Challenge
Look at the data below and print exactly the lines from its first line through the line with "from bokeh.resources import INLINE"; the pictures stay out of the copy.

Stored data
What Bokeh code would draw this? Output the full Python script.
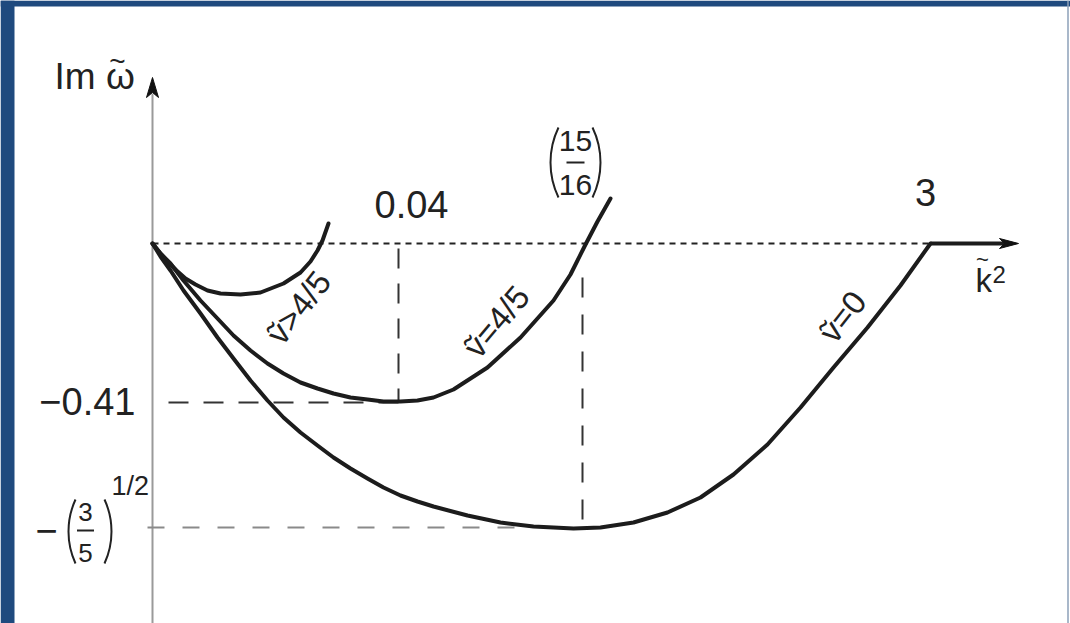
import math
from bokeh.plotting import figure
from bokeh.models import Range1d
from bokeh.core.properties import value
from bokeh.embed import file_html
from bokeh.resources import INLINE

# ---------------- data (schematic diagram, not to scale) ----------------
# x ~ k~^2 , y ~ Im w~  (schematic units)
nu_gt_x = [0, 0.08, 0.16, 0.24, 0.33, 0.43, 0.55, 0.68, 0.88, 1.08, 1.31, 1.48, 1.58, 1.65, 1.70, 1.76]
nu_gt_y = [0, -0.10, -0.19, -0.27, -0.35, -0.41, -0.47, -0.50, -0.51, -0.49, -0.40, -0.29, -0.18, -0.07, 0.03, 0.20]

nu_eq_x = [0, 0.08, 0.18, 0.31, 0.48, 0.65, 0.81, 0.98, 1.15, 1.31, 1.48, 1.65, 1.81, 1.98, 2.15,
           2.31, 2.48, 2.65, 2.81, 3.01, 3.35, 3.68, 4.01, 4.18, 4.33, 4.45, 4.58]
nu_eq_y = [0, -0.10, -0.20, -0.37, -0.57, -0.75, -0.92, -1.07, -1.20, -1.30, -1.39, -1.45, -1.50, -1.54, -1.56,
           -1.58, -1.58, -1.57, -1.54, -1.46, -1.24, -0.94, -0.57, -0.31, -0.01, 0.22, 0.45]

nu_zero_x = [0, 0.08, 0.18, 0.31, 0.48, 0.65, 0.81, 0.98, 1.15, 1.31, 1.48, 1.65, 1.81, 1.98, 2.15, 2.31,
             2.48, 2.65, 2.81, 3.15, 3.48, 3.81, 4.21, 4.48, 4.81, 5.15, 5.48, 5.81, 6.15, 6.48, 6.81,
             7.15, 7.48, 7.78]
nu_zero_y = [0, -0.13, -0.27, -0.47, -0.70, -0.94, -1.15, -1.37, -1.57, -1.74, -1.89, -2.02, -2.14, -2.25,
             -2.35, -2.44, -2.52, -2.58, -2.63, -2.72, -2.79, -2.83, -2.85, -2.84, -2.79, -2.69, -2.54,
             -2.31, -2.01, -1.64, -1.24, -0.84, -0.42, 0]

# marked abscissae: k~^2 = 0.04, 15/16, 3
k2_marks = [2.46, 4.30, 7.78]
k2_labels = ["0.04", ("15", "16"), "3"]
# marked ordinates: Im w~ = -0.41, -(3/5)^(1/2)
im_marks = [-1.59, -2.84]
im_labels = ["\u22120.41", ("3", "5", "1/2")]

curve_labels = ["\u1e7d>4/5", "\u1e7d=4/5", "\u1e7d=0"]
y_title = ("Im \u03c9", "~")
x_title = ("k", "~", "2")

# ---------------- figure ----------------
PX = 100.0
W, H = 1070, 623
X0, Y0 = -1.52, -3.80
XT, YT = X0 + W / PX, Y0 + H / PX
p = figure(width=W, height=H,
           x_range=Range1d(X0, XT), y_range=Range1d(Y0, YT),
           x_axis_type=None, y_axis_type=None,
           toolbar_location=None, output_backend="svg",
           min_border=0, outline_line_color=None,
           background_fill_color="white", border_fill_color="white")

FONT = value("Liberation Sans")
INK = "#1c1c1c"
TXT = "#222222"
BLUE = "#1f4a7e"

# blue slide frame (left and top) and thin right edge
p.quad(left=[X0], right=[X0 + 0.14], bottom=[Y0], top=[YT], fill_color=BLUE, line_color=None)
p.quad(left=[X0], right=[XT], bottom=[YT - 0.06], top=[YT], fill_color=BLUE, line_color=None)
p.segment(x0=[XT - 0.025], y0=[Y0], x1=[XT - 0.025], y1=[YT], line_color="#8da0b8", line_width=1.5)

# vertical axis (grey line, black arrow head)
p.segment(x0=[0], y0=[Y0 - 0.1], x1=[0], y1=[1.50], line_color="#9a9a9a", line_width=2)
tip_y, head_len, head_w = 1.66, 0.20, 0.06
p.patch([0, -head_w, 0, head_w], [tip_y, tip_y - head_len, tip_y - head_len + 0.05, tip_y - head_len],
        fill_color="#111111", line_color="#111111", line_width=1)

# horizontal axis: dotted up to k~^2 = 3, then thick solid arrow
p.line([0, k2_marks[2]], [0, 0], line_color="#222222", line_width=1.8, line_dash="6 5")
tip_x, hlen, hw = 8.66, 0.19, 0.05
p.line([k2_marks[2], tip_x - 0.12], [0, 0], line_color=INK, line_width=4)
p.patch([tip_x, tip_x - hlen, tip_x - hlen + 0.05, tip_x - hlen], [0, hw, 0, -hw],
        fill_color="#111111", line_color="#111111", line_width=1)

# dashed guide lines
p.line([k2_marks[0], k2_marks[0]], [-0.05, im_marks[0]], line_color="#333333", line_width=2, line_dash="20 15")
p.line([0.16, k2_marks[0]], [im_marks[0], im_marks[0]], line_color="#333333", line_width=2, line_dash="20 15")
p.line([k2_marks[1], k2_marks[1]], [-0.34, im_marks[1]], line_color="#333333", line_width=2, line_dash="20 17")
p.line([-0.05, 3.80], [im_marks[1], im_marks[1]], line_color="#8a8a8a", line_width=2, line_dash="17 18")

# curves
for xs, ys in [(nu_gt_x, nu_gt_y), (nu_eq_x, nu_eq_y), (nu_zero_x, nu_zero_y)]:
    p.line(xs, ys, line_color=INK, line_width=4, line_join="round", line_cap="round")

# ---------------- texts ----------------
def txt(x, y, s, size, align="left", angle=0.0):
    p.text(x=[x], y=[y], text=[s], text_font=FONT, text_font_size=f"{size}px",
           text_color=TXT, text_align=align, text_baseline="middle", angle=angle)

# axis titles
txt(-0.98, 1.67, y_title[0], 37)
txt(-0.35, 1.82, y_title[1], 28, align="center")
txt(8.23, -0.37, x_title[0], 33)
txt(8.30, -0.16, x_title[1], 22, align="center")
txt(8.40, -0.305, x_title[2], 24)

# k~^2 marks
txt(k2_marks[0] + 0.13, 0.395, k2_labels[0], 38, align="center")
txt(k2_marks[2] - 0.05, 0.51, k2_labels[2], 38, align="center")

# 15/16 fraction in parentheses
fx = k2_marks[1] - 0.07
txt(fx, 1.03, k2_labels[1][0], 30, align="center")
txt(fx, 0.59, k2_labels[1][1], 30, align="center")
p.segment(x0=[fx - 0.09], y0=[0.81], x1=[fx + 0.09], y1=[0.81], line_color=TXT, line_width=2)

def parens(xl, xr, yc, h, bulge):
    r = (h * h / 4 + bulge * bulge) / (2 * bulge)
    a = math.asin((h / 2) / r)
    rs = r * PX
    p.arc(x=[xl + r], y=[yc], radius=rs, radius_units="screen",
          start_angle=math.pi - a, end_angle=math.pi + a, line_color=TXT, line_width=2)
    p.arc(x=[xr - r], y=[yc], radius=rs, radius_units="screen",
          start_angle=-a, end_angle=a, line_color=TXT, line_width=2)

parens(3.98, 4.48, 0.81, 0.70, 0.08)

# Im marks
txt(-0.17, im_marks[0] + 0.01, im_labels[0], 38, align="right")
gx = -0.67
txt(-1.06, -2.87, "\u2212", 38, align="center")
txt(gx, -2.68, im_labels[1][0], 26, align="center")
txt(gx, -3.09, im_labels[1][1], 26, align="center")
p.segment(x0=[gx - 0.085], y0=[-2.87], x1=[gx + 0.085], y1=[-2.87], line_color=TXT, line_width=2)
parens(-0.84, -0.41, -2.88, 0.64, 0.07)
txt(-0.41, -2.42, im_labels[1][2], 27)

# curve labels (rotated along the curves)
txt(1.46, -0.64, curve_labels[0], 33, align="center", angle=math.radians(52))
txt(3.44, -0.78, curve_labels[1], 33, align="center", angle=math.radians(50))
txt(6.90, -0.73, curve_labels[2], 33, align="center", angle=math.radians(52))

open("out.html", "w").write(file_html(p, INLINE))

Completed exercise
What Bokeh code would draw this? Output the full Python script.
import math
from bokeh.plotting import figure
from bokeh.models import Range1d
from bokeh.core.properties import value
from bokeh.embed import file_html
from bokeh.resources import INLINE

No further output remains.